■ PROMPT: Starting at the first line of the data, please print exactly those lines through the one that holds "inVitroLog, vascularLog, combinedLog];", omitting every picture.

■ COLLECTED MATERIAL:
-.-.-

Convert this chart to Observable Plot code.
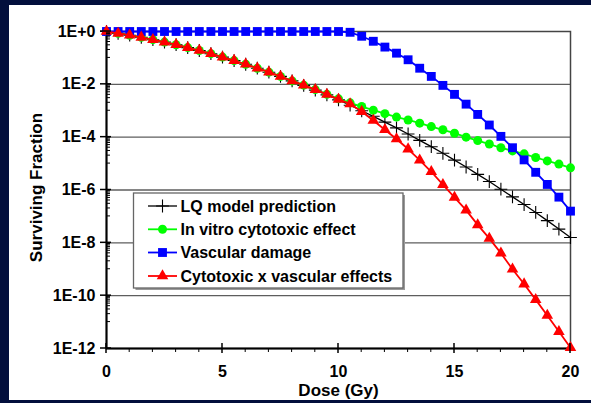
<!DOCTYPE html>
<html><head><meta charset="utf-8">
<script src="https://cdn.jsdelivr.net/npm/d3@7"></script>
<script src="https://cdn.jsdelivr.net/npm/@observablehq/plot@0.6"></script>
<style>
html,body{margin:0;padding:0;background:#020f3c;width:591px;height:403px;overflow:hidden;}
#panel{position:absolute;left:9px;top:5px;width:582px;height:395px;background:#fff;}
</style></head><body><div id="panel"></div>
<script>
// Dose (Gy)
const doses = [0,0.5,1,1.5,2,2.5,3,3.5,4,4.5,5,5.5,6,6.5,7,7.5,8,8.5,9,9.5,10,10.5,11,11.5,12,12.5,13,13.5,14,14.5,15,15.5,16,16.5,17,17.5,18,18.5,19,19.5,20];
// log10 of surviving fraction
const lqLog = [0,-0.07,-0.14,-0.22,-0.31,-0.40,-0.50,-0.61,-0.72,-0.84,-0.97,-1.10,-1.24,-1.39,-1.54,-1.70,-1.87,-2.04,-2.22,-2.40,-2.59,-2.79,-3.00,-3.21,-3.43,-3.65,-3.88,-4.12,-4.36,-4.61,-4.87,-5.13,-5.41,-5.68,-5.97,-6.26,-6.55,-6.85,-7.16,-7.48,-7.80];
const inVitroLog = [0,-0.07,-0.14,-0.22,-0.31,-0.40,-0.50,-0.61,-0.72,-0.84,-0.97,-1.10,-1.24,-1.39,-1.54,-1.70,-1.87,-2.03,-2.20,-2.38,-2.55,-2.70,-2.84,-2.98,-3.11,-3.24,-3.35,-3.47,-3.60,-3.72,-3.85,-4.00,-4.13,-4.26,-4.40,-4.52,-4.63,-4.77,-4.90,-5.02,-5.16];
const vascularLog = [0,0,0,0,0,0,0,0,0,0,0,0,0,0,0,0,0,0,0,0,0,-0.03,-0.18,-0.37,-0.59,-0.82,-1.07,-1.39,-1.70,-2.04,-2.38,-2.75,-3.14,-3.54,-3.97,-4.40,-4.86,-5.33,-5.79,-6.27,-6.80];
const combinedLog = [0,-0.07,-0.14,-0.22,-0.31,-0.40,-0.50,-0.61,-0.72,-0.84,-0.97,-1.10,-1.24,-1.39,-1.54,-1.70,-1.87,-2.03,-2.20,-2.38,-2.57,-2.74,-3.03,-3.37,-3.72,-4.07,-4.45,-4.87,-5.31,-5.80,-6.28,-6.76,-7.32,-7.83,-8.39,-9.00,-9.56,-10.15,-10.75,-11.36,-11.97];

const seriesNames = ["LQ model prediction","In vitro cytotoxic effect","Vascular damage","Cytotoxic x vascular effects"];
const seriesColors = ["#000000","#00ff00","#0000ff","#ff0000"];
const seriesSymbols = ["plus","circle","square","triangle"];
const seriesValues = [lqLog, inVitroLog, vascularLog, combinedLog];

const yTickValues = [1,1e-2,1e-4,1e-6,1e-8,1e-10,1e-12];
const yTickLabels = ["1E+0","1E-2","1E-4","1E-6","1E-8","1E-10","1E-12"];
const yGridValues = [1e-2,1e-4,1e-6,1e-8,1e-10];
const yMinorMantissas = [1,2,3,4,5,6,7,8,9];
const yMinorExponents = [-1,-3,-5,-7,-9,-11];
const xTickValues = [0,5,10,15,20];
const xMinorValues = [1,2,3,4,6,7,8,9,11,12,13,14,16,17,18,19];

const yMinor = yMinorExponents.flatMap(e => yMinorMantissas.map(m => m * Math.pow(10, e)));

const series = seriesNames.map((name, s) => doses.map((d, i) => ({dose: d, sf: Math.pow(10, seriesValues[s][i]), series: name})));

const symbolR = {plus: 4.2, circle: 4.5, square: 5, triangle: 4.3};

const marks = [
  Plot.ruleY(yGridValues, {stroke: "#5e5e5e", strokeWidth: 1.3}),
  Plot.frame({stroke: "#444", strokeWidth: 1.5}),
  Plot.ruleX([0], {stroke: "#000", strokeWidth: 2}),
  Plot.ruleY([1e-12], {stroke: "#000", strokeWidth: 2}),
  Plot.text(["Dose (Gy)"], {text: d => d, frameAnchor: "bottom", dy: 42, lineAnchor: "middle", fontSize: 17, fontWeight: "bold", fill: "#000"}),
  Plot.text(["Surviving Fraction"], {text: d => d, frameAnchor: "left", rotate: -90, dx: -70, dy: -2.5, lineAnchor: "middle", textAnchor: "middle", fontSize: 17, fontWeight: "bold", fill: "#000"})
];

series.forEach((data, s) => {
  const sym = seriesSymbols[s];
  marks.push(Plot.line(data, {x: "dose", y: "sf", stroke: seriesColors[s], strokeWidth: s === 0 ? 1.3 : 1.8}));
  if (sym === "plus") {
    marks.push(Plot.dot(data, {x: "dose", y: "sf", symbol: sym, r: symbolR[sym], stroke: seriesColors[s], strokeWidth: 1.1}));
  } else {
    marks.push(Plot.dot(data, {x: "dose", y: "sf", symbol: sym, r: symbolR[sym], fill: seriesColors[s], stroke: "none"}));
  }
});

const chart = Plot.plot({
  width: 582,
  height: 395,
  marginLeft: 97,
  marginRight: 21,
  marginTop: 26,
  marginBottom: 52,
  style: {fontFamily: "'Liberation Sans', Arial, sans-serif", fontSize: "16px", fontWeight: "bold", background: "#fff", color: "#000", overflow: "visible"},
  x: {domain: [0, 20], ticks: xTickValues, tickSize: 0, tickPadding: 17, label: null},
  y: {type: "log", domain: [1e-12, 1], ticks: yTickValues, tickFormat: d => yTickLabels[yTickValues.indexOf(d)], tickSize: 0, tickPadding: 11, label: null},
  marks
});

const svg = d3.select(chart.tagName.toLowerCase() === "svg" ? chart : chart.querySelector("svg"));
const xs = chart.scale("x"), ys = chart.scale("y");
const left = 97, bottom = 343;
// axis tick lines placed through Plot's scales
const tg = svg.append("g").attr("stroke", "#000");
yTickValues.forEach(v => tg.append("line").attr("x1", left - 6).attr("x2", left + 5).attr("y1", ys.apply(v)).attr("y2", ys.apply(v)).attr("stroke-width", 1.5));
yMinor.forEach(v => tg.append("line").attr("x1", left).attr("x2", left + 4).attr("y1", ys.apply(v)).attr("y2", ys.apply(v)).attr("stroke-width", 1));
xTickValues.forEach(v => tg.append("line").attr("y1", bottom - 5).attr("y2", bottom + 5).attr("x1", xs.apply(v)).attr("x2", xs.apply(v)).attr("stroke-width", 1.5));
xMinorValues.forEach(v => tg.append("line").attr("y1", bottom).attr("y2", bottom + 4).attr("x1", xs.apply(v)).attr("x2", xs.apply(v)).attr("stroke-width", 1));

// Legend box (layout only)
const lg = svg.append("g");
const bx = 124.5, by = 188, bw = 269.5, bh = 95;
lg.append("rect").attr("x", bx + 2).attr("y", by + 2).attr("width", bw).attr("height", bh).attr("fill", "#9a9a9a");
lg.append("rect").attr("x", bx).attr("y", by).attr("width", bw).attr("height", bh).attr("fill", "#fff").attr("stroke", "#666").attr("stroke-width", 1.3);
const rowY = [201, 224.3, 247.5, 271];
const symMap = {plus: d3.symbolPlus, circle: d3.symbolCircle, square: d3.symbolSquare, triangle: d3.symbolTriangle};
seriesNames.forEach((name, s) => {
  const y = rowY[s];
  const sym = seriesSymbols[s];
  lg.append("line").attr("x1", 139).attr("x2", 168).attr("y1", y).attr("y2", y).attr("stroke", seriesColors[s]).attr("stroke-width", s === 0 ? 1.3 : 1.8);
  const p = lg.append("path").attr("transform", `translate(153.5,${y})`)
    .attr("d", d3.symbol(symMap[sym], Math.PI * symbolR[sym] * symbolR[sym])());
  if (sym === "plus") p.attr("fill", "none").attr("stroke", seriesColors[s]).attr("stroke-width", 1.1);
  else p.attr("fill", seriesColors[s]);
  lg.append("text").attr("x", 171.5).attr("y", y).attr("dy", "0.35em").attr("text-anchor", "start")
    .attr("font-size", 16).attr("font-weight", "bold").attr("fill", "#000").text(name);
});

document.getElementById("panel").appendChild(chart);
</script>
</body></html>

-.-.-

■ RESULT OF THE TASK:
Convert this chart to Observable Plot code.
<!DOCTYPE html>
<html><head><meta charset="utf-8">
<script src="https://cdn.jsdelivr.net/npm/d3@7"></script>
<script src="https://cdn.jsdelivr.net/npm/@observablehq/plot@0.6"></script>
<style>
html,body{margin:0;padding:0;background:#020f3c;width:591px;height:403px;overflow:hidden;}
#panel{position:absolute;left:9px;top:5px;width:582px;height:395px;background:#fff;}
</style></head><body><div id="panel"></div>
<script>
// Dose (Gy)
const doses = [0,0.5,1,1.5,2,2.5,3,3.5,4,4.5,5,5.5,6,6.5,7,7.5,8,8.5,9,9.5,10,10.5,11,11.5,12,12.5,13,13.5,14,14.5,15,15.5,16,16.5,17,17.5,18,18.5,19,19.5,20];
// log10 of surviving fraction
const lqLog = [0,-0.07,-0.14,-0.22,-0.31,-0.40,-0.50,-0.61,-0.72,-0.84,-0.97,-1.10,-1.24,-1.39,-1.54,-1.70,-1.87,-2.04,-2.22,-2.40,-2.59,-2.79,-3.00,-3.21,-3.43,-3.65,-3.88,-4.12,-4.36,-4.61,-4.87,-5.13,-5.41,-5.68,-5.97,-6.26,-6.55,-6.85,-7.16,-7.48,-7.80];
const inVitroLog = [0,-0.07,-0.14,-0.22,-0.31,-0.40,-0.50,-0.61,-0.72,-0.84,-0.97,-1.10,-1.24,-1.39,-1.54,-1.70,-1.87,-2.03,-2.20,-2.38,-2.55,-2.70,-2.84,-2.98,-3.11,-3.24,-3.35,-3.47,-3.60,-3.72,-3.85,-4.00,-4.13,-4.26,-4.40,-4.52,-4.63,-4.77,-4.90,-5.02,-5.16];
const vascularLog = [0,0,0,0,0,0,0,0,0,0,0,0,0,0,0,0,0,0,0,0,0,-0.03,-0.18,-0.37,-0.59,-0.82,-1.07,-1.39,-1.70,-2.04,-2.38,-2.75,-3.14,-3.54,-3.97,-4.40,-4.86,-5.33,-5.79,-6.27,-6.80];
const combinedLog = [0,-0.07,-0.14,-0.22,-0.31,-0.40,-0.50,-0.61,-0.72,-0.84,-0.97,-1.10,-1.24,-1.39,-1.54,-1.70,-1.87,-2.03,-2.20,-2.38,-2.57,-2.74,-3.03,-3.37,-3.72,-4.07,-4.45,-4.87,-5.31,-5.80,-6.28,-6.76,-7.32,-7.83,-8.39,-9.00,-9.56,-10.15,-10.75,-11.36,-11.97];

const seriesNames = ["LQ model prediction","In vitro cytotoxic effect","Vascular damage","Cytotoxic x vascular effects"];
const seriesColors = ["#000000","#00ff00","#0000ff","#ff0000"];
const seriesSymbols = ["plus","circle","square","triangle"];
const seriesValues = [lqLog, inVitroLog, vascularLog, combinedLog];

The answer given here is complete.